> **TASK DESCRIPTION**
From the entries below, gather each line containing the word "Python".

> **DATA SHOWN**
★ ★ ★ ★ ★

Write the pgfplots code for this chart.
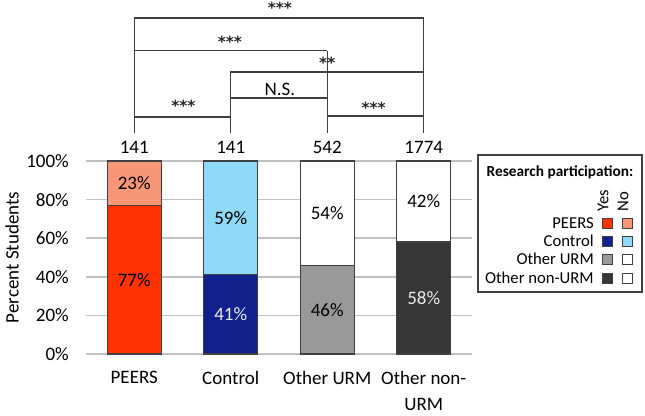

★ ★ ★ ★ ★

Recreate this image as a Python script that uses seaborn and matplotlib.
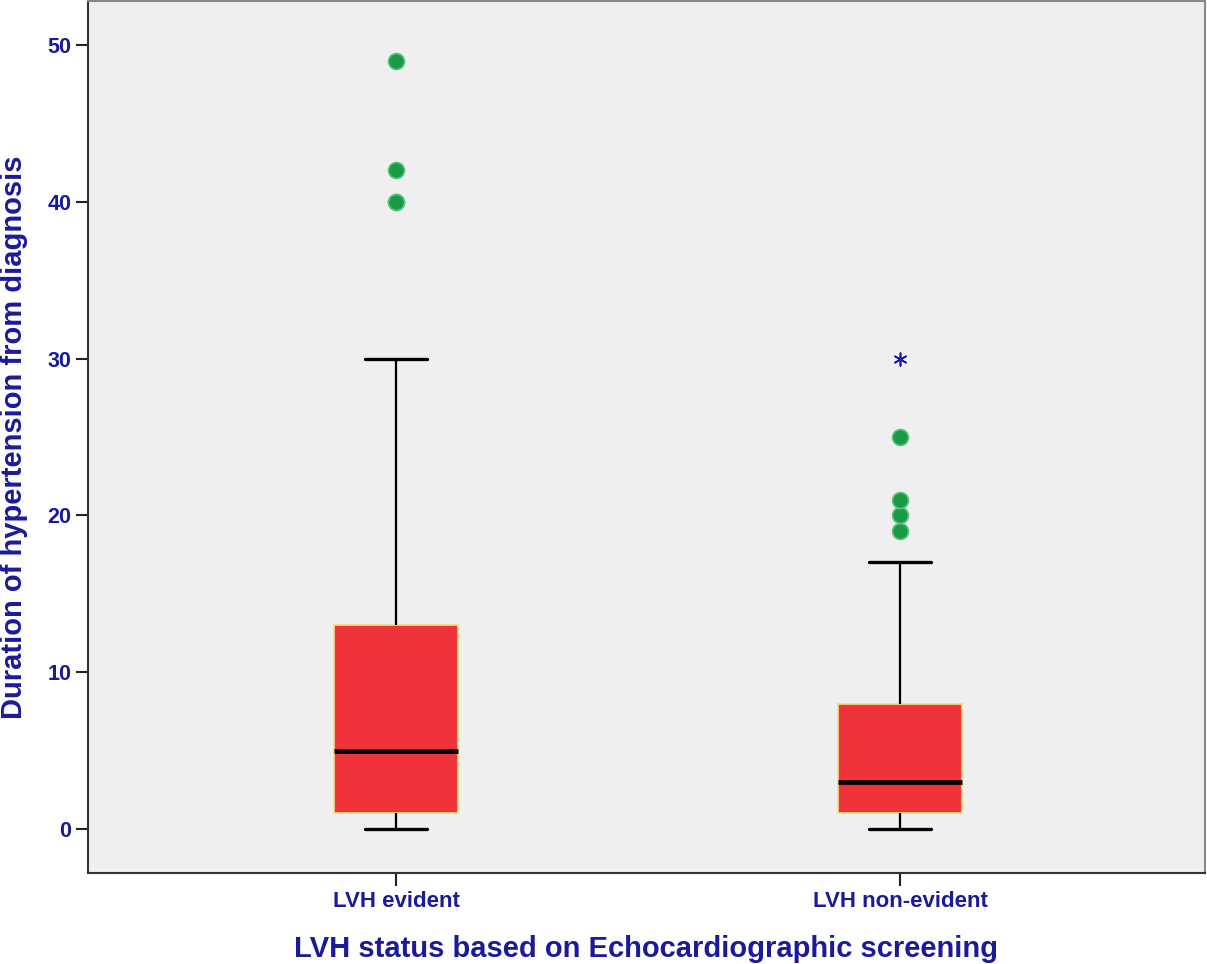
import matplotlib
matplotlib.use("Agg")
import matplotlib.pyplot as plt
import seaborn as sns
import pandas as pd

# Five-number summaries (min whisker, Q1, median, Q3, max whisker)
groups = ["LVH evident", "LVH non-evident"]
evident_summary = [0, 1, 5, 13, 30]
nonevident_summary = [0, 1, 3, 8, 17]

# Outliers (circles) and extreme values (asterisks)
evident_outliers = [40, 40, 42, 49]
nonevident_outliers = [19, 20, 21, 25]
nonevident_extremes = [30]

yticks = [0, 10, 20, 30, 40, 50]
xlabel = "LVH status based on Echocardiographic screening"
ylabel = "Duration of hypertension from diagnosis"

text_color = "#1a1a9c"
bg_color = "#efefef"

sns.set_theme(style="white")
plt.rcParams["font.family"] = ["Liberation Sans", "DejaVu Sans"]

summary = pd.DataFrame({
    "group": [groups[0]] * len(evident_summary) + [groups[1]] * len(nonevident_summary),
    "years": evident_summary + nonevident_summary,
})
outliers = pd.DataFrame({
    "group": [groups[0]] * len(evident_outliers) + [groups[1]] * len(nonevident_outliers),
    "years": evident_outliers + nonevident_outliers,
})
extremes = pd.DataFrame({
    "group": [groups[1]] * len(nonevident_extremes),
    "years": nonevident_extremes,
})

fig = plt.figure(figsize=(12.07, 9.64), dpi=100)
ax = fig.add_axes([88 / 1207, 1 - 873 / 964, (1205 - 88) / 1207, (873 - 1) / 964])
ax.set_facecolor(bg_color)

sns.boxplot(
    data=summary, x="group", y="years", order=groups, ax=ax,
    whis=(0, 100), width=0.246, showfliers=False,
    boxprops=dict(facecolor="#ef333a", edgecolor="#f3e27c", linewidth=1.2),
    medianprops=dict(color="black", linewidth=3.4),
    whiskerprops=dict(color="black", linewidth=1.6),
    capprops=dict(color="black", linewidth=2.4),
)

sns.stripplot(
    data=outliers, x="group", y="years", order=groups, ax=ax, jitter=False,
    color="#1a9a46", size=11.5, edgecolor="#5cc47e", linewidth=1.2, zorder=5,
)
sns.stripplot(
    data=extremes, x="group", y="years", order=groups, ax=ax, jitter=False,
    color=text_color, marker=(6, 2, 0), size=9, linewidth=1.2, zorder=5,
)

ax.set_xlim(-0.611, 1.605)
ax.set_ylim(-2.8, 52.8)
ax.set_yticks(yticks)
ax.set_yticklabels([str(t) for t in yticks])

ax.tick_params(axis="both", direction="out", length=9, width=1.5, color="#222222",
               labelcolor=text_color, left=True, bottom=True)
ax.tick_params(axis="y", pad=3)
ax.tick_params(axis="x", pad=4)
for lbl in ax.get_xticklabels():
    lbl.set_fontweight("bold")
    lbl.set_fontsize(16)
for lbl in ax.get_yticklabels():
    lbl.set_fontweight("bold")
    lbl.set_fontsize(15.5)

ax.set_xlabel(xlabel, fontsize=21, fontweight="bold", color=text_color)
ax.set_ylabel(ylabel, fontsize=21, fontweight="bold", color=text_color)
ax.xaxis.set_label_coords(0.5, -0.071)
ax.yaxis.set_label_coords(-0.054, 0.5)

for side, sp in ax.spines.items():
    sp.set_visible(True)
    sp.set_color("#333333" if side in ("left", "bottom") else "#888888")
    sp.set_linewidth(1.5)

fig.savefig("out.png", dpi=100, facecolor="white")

★ ★ ★ ★ ★

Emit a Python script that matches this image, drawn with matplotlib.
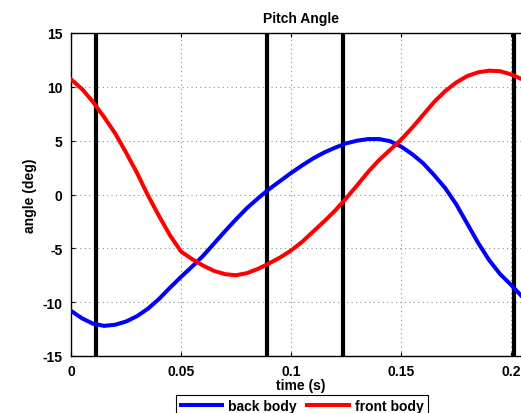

★ ★ ★ ★ ★

> **FULL ANSWER**
Recreate this image as a Python script that uses seaborn and matplotlib.
Emit a Python script that matches this image, drawn with matplotlib.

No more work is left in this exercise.